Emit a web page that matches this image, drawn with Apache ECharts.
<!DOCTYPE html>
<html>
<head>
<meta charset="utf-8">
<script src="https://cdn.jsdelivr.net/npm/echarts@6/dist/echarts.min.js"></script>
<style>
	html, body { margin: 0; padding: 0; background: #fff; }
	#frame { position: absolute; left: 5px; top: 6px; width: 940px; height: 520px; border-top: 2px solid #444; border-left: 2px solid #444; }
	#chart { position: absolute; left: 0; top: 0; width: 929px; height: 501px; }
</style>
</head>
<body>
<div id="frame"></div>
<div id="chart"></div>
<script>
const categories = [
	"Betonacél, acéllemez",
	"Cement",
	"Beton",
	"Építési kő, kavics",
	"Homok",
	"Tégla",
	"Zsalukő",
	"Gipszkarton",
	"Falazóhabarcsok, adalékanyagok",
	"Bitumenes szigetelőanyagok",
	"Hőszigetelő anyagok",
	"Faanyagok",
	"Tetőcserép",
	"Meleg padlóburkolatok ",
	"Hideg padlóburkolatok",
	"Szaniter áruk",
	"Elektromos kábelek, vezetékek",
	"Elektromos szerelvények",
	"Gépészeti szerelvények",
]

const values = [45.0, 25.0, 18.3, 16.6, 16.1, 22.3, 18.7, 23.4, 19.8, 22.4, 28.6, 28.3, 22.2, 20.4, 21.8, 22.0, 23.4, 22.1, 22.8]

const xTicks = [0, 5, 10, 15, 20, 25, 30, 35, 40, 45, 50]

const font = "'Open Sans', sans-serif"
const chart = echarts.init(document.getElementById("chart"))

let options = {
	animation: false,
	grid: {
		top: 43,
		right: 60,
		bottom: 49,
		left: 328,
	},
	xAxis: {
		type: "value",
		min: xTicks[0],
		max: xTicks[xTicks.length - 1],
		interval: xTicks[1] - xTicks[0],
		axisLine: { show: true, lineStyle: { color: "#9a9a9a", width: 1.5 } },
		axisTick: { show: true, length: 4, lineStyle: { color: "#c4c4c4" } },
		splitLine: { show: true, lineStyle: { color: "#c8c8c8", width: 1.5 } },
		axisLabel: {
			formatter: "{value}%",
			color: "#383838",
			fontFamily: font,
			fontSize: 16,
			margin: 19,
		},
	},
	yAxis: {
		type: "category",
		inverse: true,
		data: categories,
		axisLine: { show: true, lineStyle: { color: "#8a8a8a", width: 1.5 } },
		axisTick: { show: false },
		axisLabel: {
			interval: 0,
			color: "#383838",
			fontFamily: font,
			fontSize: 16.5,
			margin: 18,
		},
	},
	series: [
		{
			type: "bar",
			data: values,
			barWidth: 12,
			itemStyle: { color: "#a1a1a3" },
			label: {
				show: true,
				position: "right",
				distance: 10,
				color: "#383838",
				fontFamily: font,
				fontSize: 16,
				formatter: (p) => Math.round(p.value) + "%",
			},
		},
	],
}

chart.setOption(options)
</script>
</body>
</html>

**Problem description:** Copy the material above back out, exactly as written.

**Full answer:**
Emit a web page that matches this image, drawn with Apache ECharts.
<!DOCTYPE html>
<html>
<head>
<meta charset="utf-8">
<script src="https://cdn.jsdelivr.net/npm/echarts@6/dist/echarts.min.js"></script>
<style>
	html, body { margin: 0; padding: 0; background: #fff; }
	#frame { position: absolute; left: 5px; top: 6px; width: 940px; height: 520px; border-top: 2px solid #444; border-left: 2px solid #444; }
	#chart { position: absolute; left: 0; top: 0; width: 929px; height: 501px; }
</style>
</head>
<body>
<div id="frame"></div>
<div id="chart"></div>
<script>
const categories = [
	"Betonacél, acéllemez",
	"Cement",
	"Beton",
	"Építési kő, kavics",
	"Homok",
	"Tégla",
	"Zsalukő",
	"Gipszkarton",
	"Falazóhabarcsok, adalékanyagok",
	"Bitumenes szigetelőanyagok",
	"Hőszigetelő anyagok",
	"Faanyagok",
	"Tetőcserép",
	"Meleg padlóburkolatok ",
	"Hideg padlóburkolatok",
	"Szaniter áruk",
	"Elektromos kábelek, vezetékek",
	"Elektromos szerelvények",
	"Gépészeti szerelvények",
]

const values = [45.0, 25.0, 18.3, 16.6, 16.1, 22.3, 18.7, 23.4, 19.8, 22.4, 28.6, 28.3, 22.2, 20.4, 21.8, 22.0, 23.4, 22.1, 22.8]

const xTicks = [0, 5, 10, 15, 20, 25, 30, 35, 40, 45, 50]

const font = "'Open Sans', sans-serif"
const chart = echarts.init(document.getElementById("chart"))

let options = {
	animation: false,
	grid: {
		top: 43,
		right: 60,
		bottom: 49,
		left: 328,
	},
	xAxis: {
		type: "value",
		min: xTicks[0],
		max: xTicks[xTicks.length - 1],
		interval: xTicks[1] - xTicks[0],
		axisLine: { show: true, lineStyle: { color: "#9a9a9a", width: 1.5 } },
		axisTick: { show: true, length: 4, lineStyle: { color: "#c4c4c4" } },
		splitLine: { show: true, lineStyle: { color: "#c8c8c8", width: 1.5 } },
		axisLabel: {
			formatter: "{value}%",
			color: "#383838",
			fontFamily: font,
			fontSize: 16,
			margin: 19,
		},
	},
	yAxis: {
		type: "category",
		inverse: true,
		data: categories,
		axisLine: { show: true, lineStyle: { color: "#8a8a8a", width: 1.5 } },
		axisTick: { show: false },
		axisLabel: {
			interval: 0,
			color: "#383838",
			fontFamily: font,
			fontSize: 16.5,
			margin: 18,
		},
	},
	series: [
		{
			type: "bar",
			data: values,
			barWidth: 12,
			itemStyle: { color: "#a1a1a3" },
			label: {
				show: true,
				position: "right",
				distance: 10,
				color: "#383838",
				fontFamily: font,
				fontSize: 16,
				formatter: (p) => Math.round(p.value) + "%",
			},
		},
	],
}

chart.setOption(options)
</script>
</body>
</html>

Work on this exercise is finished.